# Hedgehogs and musical instruments



## toblerone (Mar 28, 2011)

Hello HHC!
One more question for you guys. [and possibly many more to come] I am a Music Major [with a primary instrument of oboe] and was wondering if practicing musical instruments in the vicinity of a hedgehog would be detrimental to the hedgehog? Or would the hedgie just simply not enjoy the experience? I know some pets like cats and dogs sometimes love it or will not mind it while others absolutely hate it and go running at the first sight of a musical instrument. Has anyone had any experiences with instruments around hedgehogs? I know they have some great hearing [which i would not want to damage]. Would you guys have any ideas for like a "sound proof" bag or hut or house or anything that maybe I could put the hedgehog in while I am practicing or even an idea for "hedgehog ear muffs"? lol 
Thanks!


----------



## Puffers315 (Apr 19, 2010)

My main question would be how loud do you play? Indeed they have sensitive hearing, though how they react depends on the hog themselves. Then most of the time when the question is brought up around here, its been things like drums, electric guitar, things that are loud. I can't really remember how loud an oboe is. I know back in the day of high school and I played contra bass clarinet, you could play it very quiet.


----------



## toblerone (Mar 28, 2011)

Hmm well, an oboe isn't as loud as say the drums or an amped guitar, but the frequencies aren't quite as nice. People often compare it to a dying duck [i hate that analogy] but it does have a bizzare tone quality. So I guess i'm not TOO worried about the loudness, just more about the high pitched frequencies. I know my cat runs away at even the sight of me touching my oboe but my friend's dog love's it and comes right over lays at your feet and sometimes sings along...Should I just try it and see how the hedgehog acts? What should I look for to confirm that the hedgehog either likes it or dislikes it?


----------



## Nebular (Dec 28, 2010)

I play bass and just put my guy back in the bedroom and close the door while I practice. It doesn't seem to bother him, though I usually turn the volume down a smidge to help. I'm not too sure about wind instruments. If you can play semi-quietly and/or put your hedgie in another room while you practice, you should be okay. I'd be nice to find a sound proofing material to build a little hut out of, but I'd imagine it would be a little warm and hard to breathe in there.


----------



## toblerone (Mar 28, 2011)

Hmm yea I'm trying to find a way to spend some time with my hedgie in the practice room, but thus far I'm finding it impractical....I've been thinking though of maybe making a box that is made out of fleece and the stuff they make sound proof walls out of [and possibly plastic to keep any hedgie messes from seeping into the sound proof stuff] and possibly putting a door on it to make it breathable...I live in Montana so it is usually pretty cold here so I'm not too worried about soundproofing a hut being too hot. Maybe I could devise something so that the inner fleece and plastic are removable so that if said hedgehog decides to make a mess as hedgehogs do, it can be easily cleaned! Do you think this would work or would the hedgie door cause it not to be as sound proof as needed?


----------



## MissC (Nov 15, 2010)

Regarding the soundproofing: Snarf sleeps like a corpse when he's in our down-fill sleeping bag...it's rated at -20(?) so is quite puffy and I think, if not sound-proofed, sound resistant.


----------



## Hedgieonboard (Nov 15, 2009)

To me it seems like it would be okay. I remember Oboes back when I used to play instruments and they have a very low tone, lower than Clarinet if I'm remembering right. With the lower tone like that and if its being played quieter than a vacuum cleaner I can't see it hurting them any. My one hedgie has an Igloo and a bag in his sleeping area and he won't budge or show any acknowledgement of the vacuum if he's sleeping. I noticed if my hedgies get agitated they start digging (noticed with certain high pitched ring tones and had to change it of course lol) 
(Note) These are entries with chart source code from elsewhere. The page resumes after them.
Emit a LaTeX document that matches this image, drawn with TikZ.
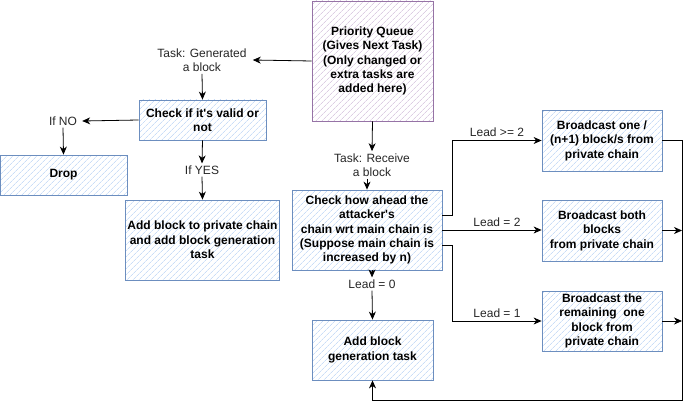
\documentclass[tikz,border=0pt]{standalone}
\usepackage{fontspec}
\setmainfont{Liberation Sans}[Ligatures=TeXOff]
\usetikzlibrary{arrows.meta,patterns.meta}
\definecolor{boxblue}{HTML}{6C8EBF}
\definecolor{hatchblue}{HTML}{CADDF7}
\definecolor{boxpurple}{HTML}{9673A6}
\definecolor{hatchpurple}{HTML}{DCCDE3}
\begin{document}
\begin{tikzpicture}[x=1pt,y=-1pt,
  box/.style={draw=boxblue, line width=0.8pt, pattern={Lines[angle=45,distance=4pt,line width=0.7pt]},
    pattern color=hatchblue, font=\bfseries\fontsize{12}{14.4}\selectfont, align=center, inner sep=2pt},
  qbox/.style={box, draw=boxpurple, pattern color=hatchpurple},
  lbl/.style={font=\fontsize{12}{14.4}\selectfont, text=black!85, align=center, inner sep=2pt},
  arr/.style={-{Stealth[length=8pt,width=7pt,inset=2.5pt]}, line width=0.8pt}]
\useasboundingbox (0,0) rectangle (692,409);

\node[qbox, minimum width=121pt, minimum height=120pt] (pq) at (372.5,61) {Priority Queue\\(Gives Next Task)\\(Only changed or\\extra tasks are\\added here)};

\node[lbl] (gen) at (202,60) {Task: Generated\\a block};
\node[box, minimum width=127pt, minimum height=40pt] (valid) at (202.5,120) {Check if it's valid or\\not};
\node[lbl] (no) at (63,121) {If NO};
\node[box, minimum width=127pt, minimum height=40pt] (drop) at (63.5,175) {Drop};
\node[lbl] (yes) at (202,170) {If YES};
\node[box, minimum width=153pt, minimum height=80pt] (priv) at (202.5,240) {Add block to private chain\\and add block generation\\task};

\node[lbl] (recv) at (372,165) {Task: Receive\\a block};
\node[box, minimum width=150pt, minimum height=80pt] (ahead) at (367,230) {Check how ahead the\\attacker's\\chain wrt main chain is\\(Suppose main chain is\\increased by n)};
\node[lbl] (zero) at (372,284) {Lead = 0};
\node[box, minimum width=121pt, minimum height=60pt] (gentask) at (372.5,350) {Add block\\generation task};

\node[box, minimum width=120pt, minimum height=61pt] (one) at (602,140.5) {Broadcast one /\\(n+1) block/s from\\private chain};
\node[box, minimum width=120pt, minimum height=61pt] (both) at (602,230.5) {Broadcast both\\blocks\\from private chain};
\node[box, minimum width=120pt, minimum height=60pt] (rest) at (602,321) {Broadcast the\\remaining\ \ one\\block from\\private chain};
\coordinate (back) at (682,400);

\draw[arr] (pq.west) -- ([xshift=4pt]gen.east);
\draw[arr] (gen.south) -- (valid.north);
\draw[arr] (valid.west) -- ([xshift=3pt]no.east);
\draw[arr] (no.south) -- (drop.north);
\draw[arr] (valid.south) -- (yes.north);
\draw[arr] (yes.south) -- (priv.north);

\draw[arr] (pq.south) -- (recv.north);
\draw[arr] (recv.south -| ahead.north) -- (ahead.north);
\draw[arr] (ahead.south -| zero.north) -- (zero.north);
\draw[arr] (zero.south) -- (gentask.north);

\draw[arr] ([yshift=15pt]ahead.east) -- ++(10,0) |- node[lbl, pos=0.75, above=1pt] {Lead >= 2} (one.west);
\draw[arr] (ahead.east) -- node[lbl, pos=0.55, above=1pt] {Lead = 2} (ahead.east -| both.west);
\draw[arr] ([yshift=-15pt]ahead.east) -- ++(10,0) |- node[lbl, pos=0.75, above=1pt] {Lead = 1} (rest.west);

\draw[arr] (one.east) -| (back) -| (gentask.south);
\draw[arr] (both.east) -- (both.east -| back);
\draw[arr] (rest.east) -- (rest.east -| back);
\end{tikzpicture}
\end{document}
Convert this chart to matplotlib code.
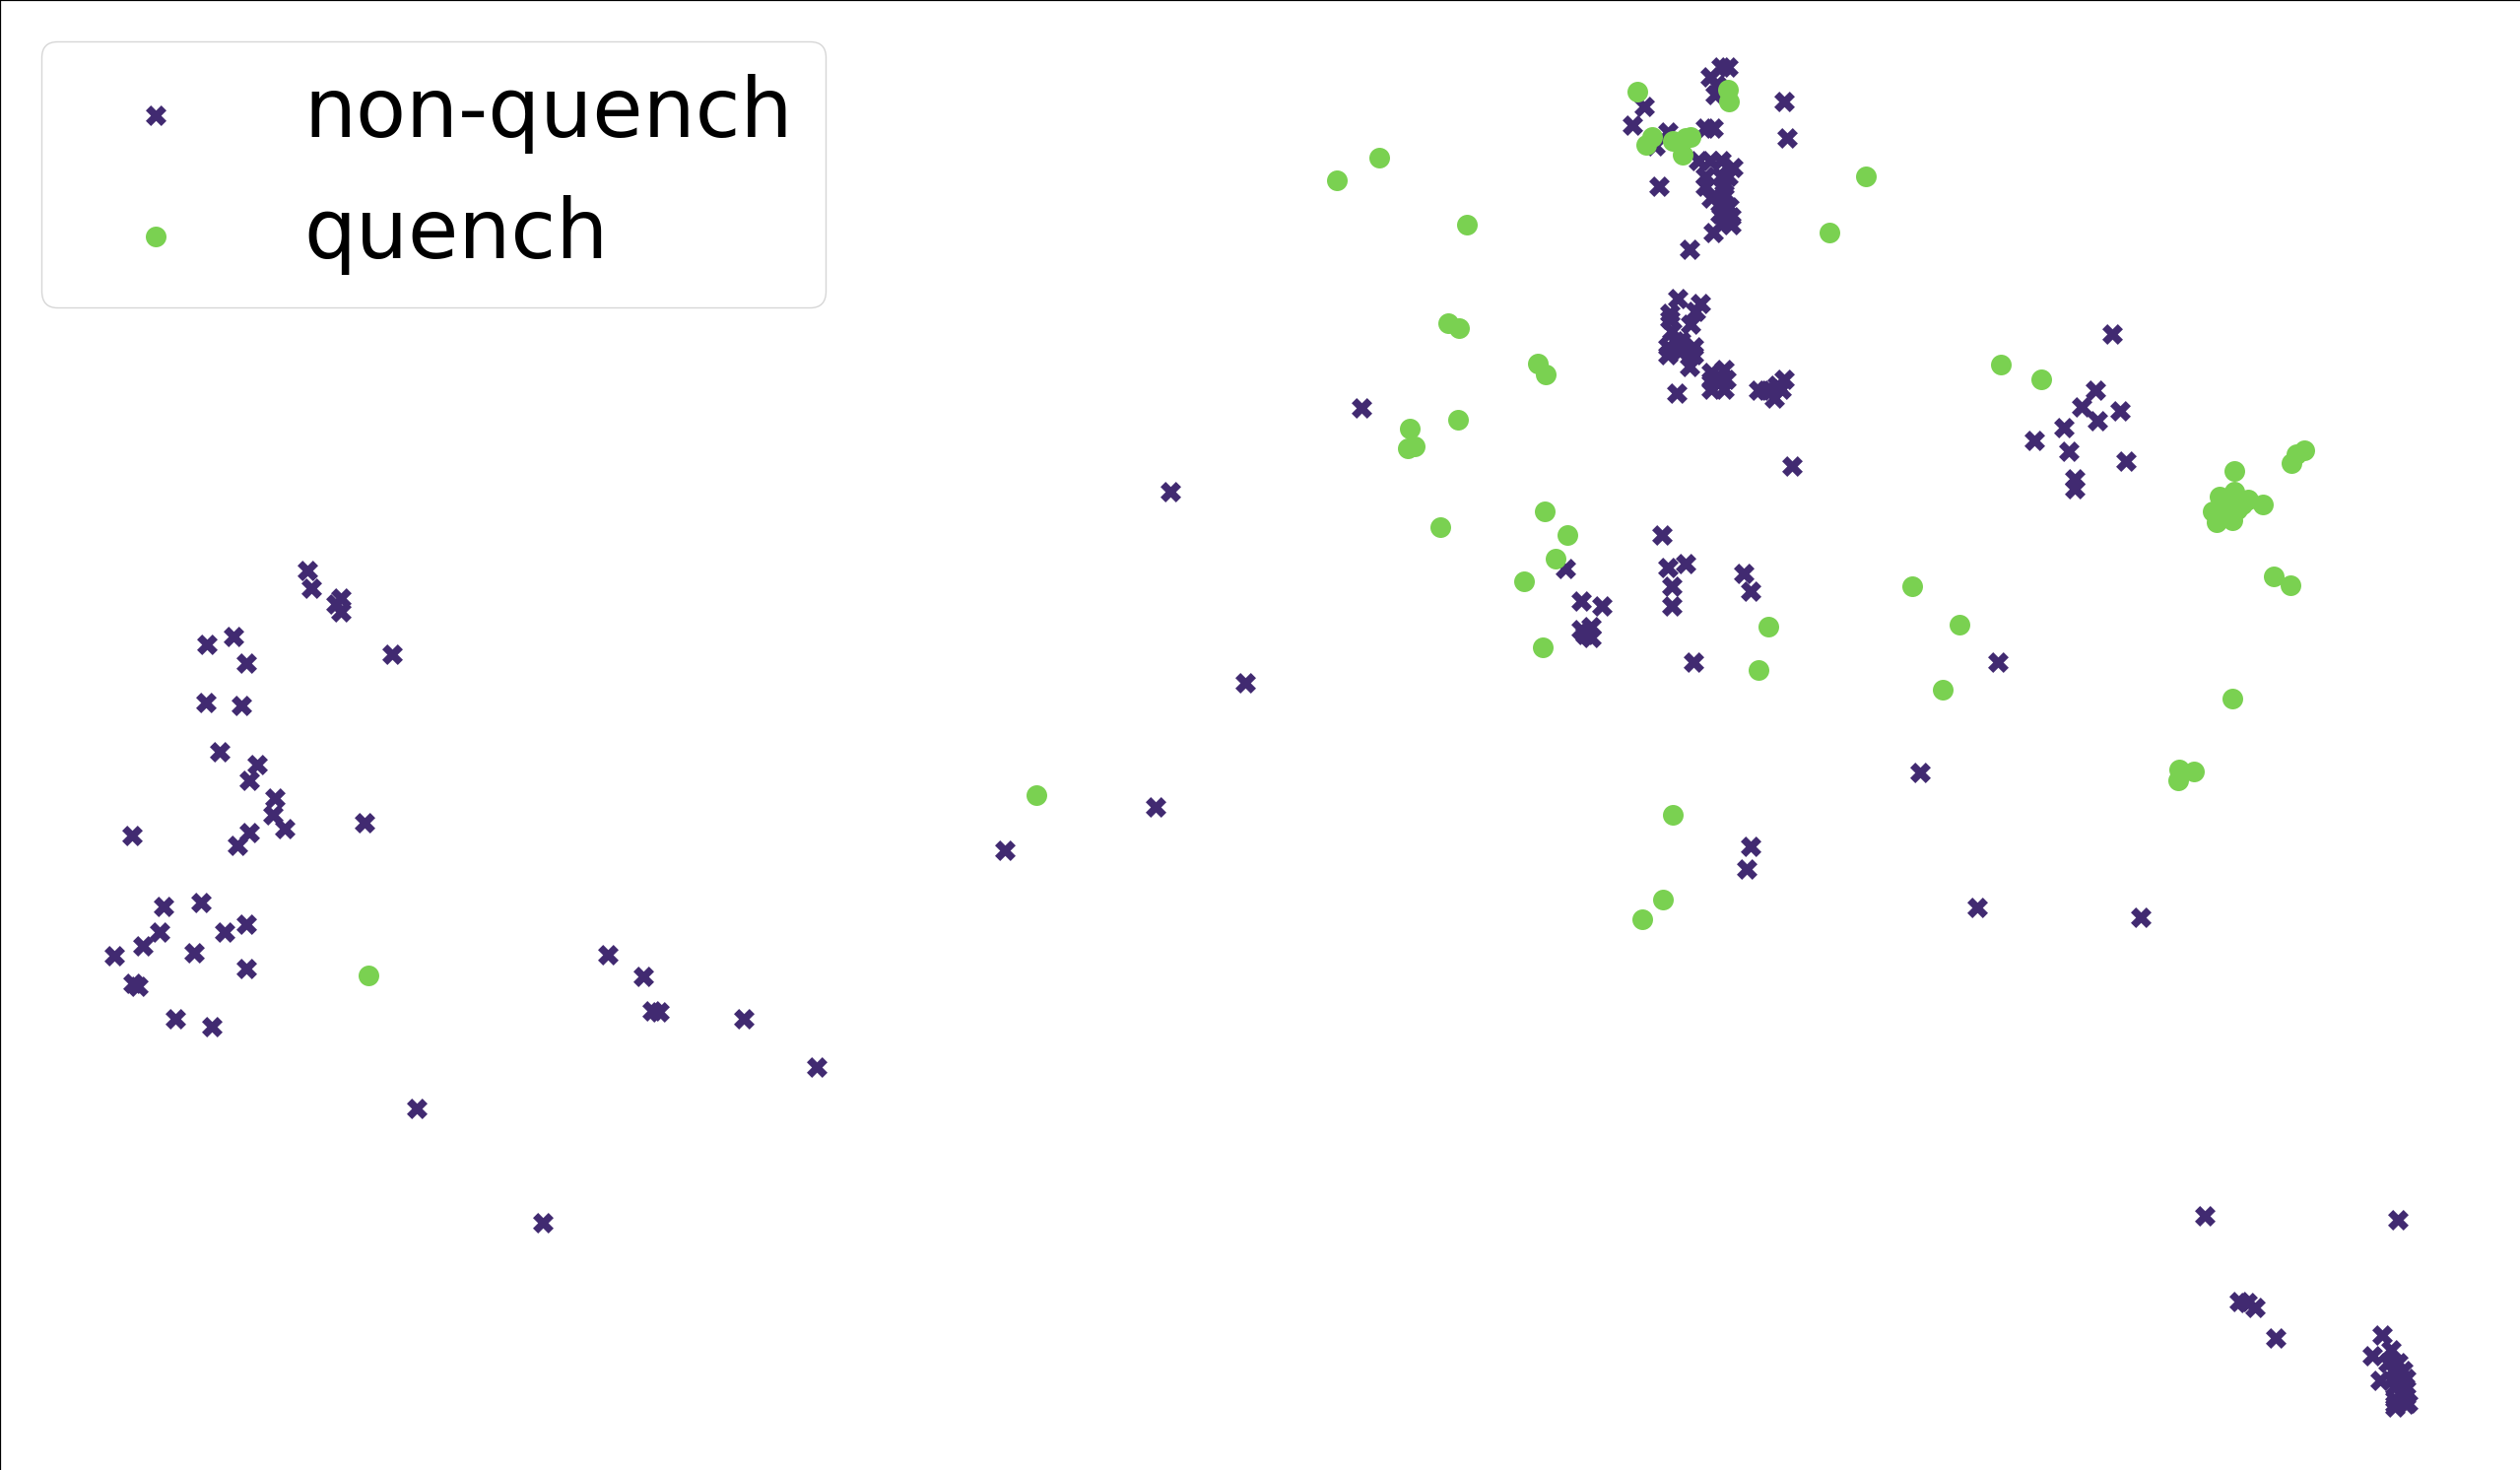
import matplotlib
matplotlib.use("Agg")
import matplotlib.pyplot as plt

non_quench_x = [191,194,212,209,212,244,145,129,153,128,150,137,160,155,171,170,177,155,148,82,227,
    102,125,153,140,99,89,71,121,153,83,86,109,132,259,338,378,400,406,410,463,508,625,719,775,728,847,
    974,984,997,984,990,986,990,1034,1038,1049,1040,1040,1085,1089,1054,1089,1087,1195,1243,1230,1332,1115,
    1314,1304,1295,1319,1305,1284,1266,1287,1323,1291,1291,
    1372,1492,1393,1398,1403,1416,1482,1476,1488,1481,1490,1498,
    1486,1492,1489,1495,1491,1497,1490,1496,1493,1490,1497,1490,1497,
    1071,1075,1064,1068,1067,1110,1112,1023,1016,1038,1030,1061,1066,1032,1051,
    1057,1064,1071,1078,1061,1071,1075,1061,1073,1065,1073,1071,1076,1070,1077,1071,1077,1066,
    1044,1058,1039,1055,1039,1052,1040,1038,1054,1038,1054,1045,1046,1042,1051,1043,
    1065,1073,1065,1073,1070,1065,1074,
    1094,1110,1108,1104,1102,1106,1099]
non_quench_y = [355,366,372,376,381,407,396,401,413,437,439,468,476,486,497,507,516,518,526,520,512,
    564,562,575,580,580,589,595,593,603,612,614,634,639,690,761,594,608,629,630,634,664,529,502,425,306,254,
    354,374,377,392,390,395,397,333,353,351,365,377,357,368,412,527,541,481,412,565,571,290,
    208,243,253,256,262,266,274,281,287,298,304,
    757,759,810,811,814,833,831,844,840,859,876,873,
    848,848,853,853,858,858,863,863,867,871,869,874,874,
    42,42,48,53,59,63,86,66,78,82,91,80,80,116,155,
    100,100,100,104,110,110,110,116,116,123,120,128,129,133,135,139,140,145,
    186,189,195,194,199,202,206,216,216,221,221,219,212,212,228,245,
    232,230,242,242,236,237,236,
    243,236,242,248,243,240,243]
quench_x = [832,858,913,1019,1075,1076,1028,1024,1041,1047,1052,1049,1161,1138,
    901,908,957,962,907,877,876,880,896,961,975,968,948,960,1100,1094,1190,1219,1209,1245,1270,
    1041,1035,1022,645,229,1389,1356,1355,1365,1415,1425,
    1390,1408,1434,1429,1426,1381,1390,1399,1377,1379,1389,1386,1392,1384,1395]
quench_y = [112,98,140,57,56,63,85,90,88,96,85,86,110,145,
    201,204,226,233,261,267,279,278,328,318,333,348,362,403,390,417,365,389,429,227,236,
    507,560,572,495,607,435,479,486,480,359,364,
    293,314,280,283,288,309,306,311,318,325,324,315,317,321,314]

fig = plt.figure(figsize=(25.58, 14.92), dpi=100)
ax = fig.add_axes([0, 0, 1, 1])
ax.scatter(non_quench_x, non_quench_y, s=228, marker="X", color="#412a71", linewidths=0, label="non-quench", zorder=2)
ax.scatter(quench_x, quench_y, s=228, marker="o", color="#7ad151", linewidths=0, label="quench", zorder=3)
ax.set_xlim(0, 1568)
ax.set_ylim(915, 0)
ax.set_xticks([])
ax.set_yticks([])
ax.spines["right"].set_visible(False)
ax.spines["bottom"].set_visible(False)
ax.spines["left"].set_linewidth(1.6)
ax.spines["top"].set_linewidth(1.6)
ax.legend(loc="upper left", fontsize=60)
fig.savefig("out.png", dpi=100)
This is just based on some observations made with my two and may vary depending on the hedgie.


----------



## toblerone (Mar 28, 2011)

Thanks so much for responding! I decided to look up a comparison chart of decibels to see if an oboe is louder or quieter than a vacuum and got some conflicting results. I found that the average vacuum cleaner was at 70db and oboes range from 95-120db...this is extremely disconcerting because it also says that a subway train at 200' is 95db and that a loud rock concert was 115db...and I really don't think an oboe would create as much sound as a loud rock concert. This being said, I do think that it could get slightly but not much louder than a vacuum when playing the oboe very loud, but from my experiences, I could hardly hear myself playing oboe when my mom decided to vacuum when I was practicing. I guess I will give it a shot and just see how the hedgie reacts at first. Thanks hedgieonboard for the information about digging! I may also try finding a small down blanket or something to make a hedgie pouch out of and see if maybe that would help if my hedgie does start freaking out. But alas I still have a long time to wait before my hedgie arrives [mid July] and have plenty of time to think of possible solutions. If you guys have any more ideas or suggestions or if anyone else does I'd love to hear since music is a big part of my life and I would love to bring my hedgie along for practice sessions without harming the poor guy/gal.


----------



## CoxMD (Apr 30, 2010)

I saw oboe and thought :shock: . But seeing as how you're a music major and all I'm sure you play beautifully.  Your hedgie shouldn't have a problem unless you're practicing a piece that is high, and if that's the case I would just move your spikey one to another room or move yourself.


----------



## Beanie (Jun 9, 2010)

I play oboe and bassoon! Horrah for double reeds  I generally don't play in the same room as the hedgies though.


----------



## cylaura (Jan 13, 2011)

So, I'm not sure if this will help or not, since it's not hedgie-related, but I'll share a story:

We used to have a dwarf rabbit, who lived to a ripe old age, who loved music. During the day, "bun-bun" had the run of the house (he was really well litter-trained) and liked to hop around and explore different rooms. My dad is a professional clarinetist, and whenever he would practice, bun-bun would come into his studio, plop himself down, and just sit and listen for a while. It was the cutest thing, and he always did it - even when he got older and wasn't as active he would still like to come and stay in the studio. I'll never forget it. 

So, point being: some small animals with really good hearing do enjoy a nice sonata every once and a while!  I'm inclined to think your hedgie will be fine.


----------



## toblerone (Mar 28, 2011)

Haha Thanks guys! You have been most reassuring! And your responses have been tremendous!
CoxMD, yea, beginning oboe is not a very pretty sound and I don't wish that noise upon anyone but the player themselves lol 
Beanie, Yay double reeds!!! *high fives! 
Cylaura, That was the greatest story ever! and oh so adorable! I think clarinets have a bit more of a loundness [sorry for the incorrect grammar] range than oboes do so this is rather reassuring!!! I do hope my future hedgie loves music as much as I do, but if not that'd be ok too!
I really cannot thank all of you enough for your imput!!!! and still would love to hear other people's thoughts!!! I was recently talking to by bf and he suggested making hedgie earmuffs out of bottle caps lol :lol: i don't think they'd work, but i'm sure a hedgie with earmuffs would be super cute anyway.


----------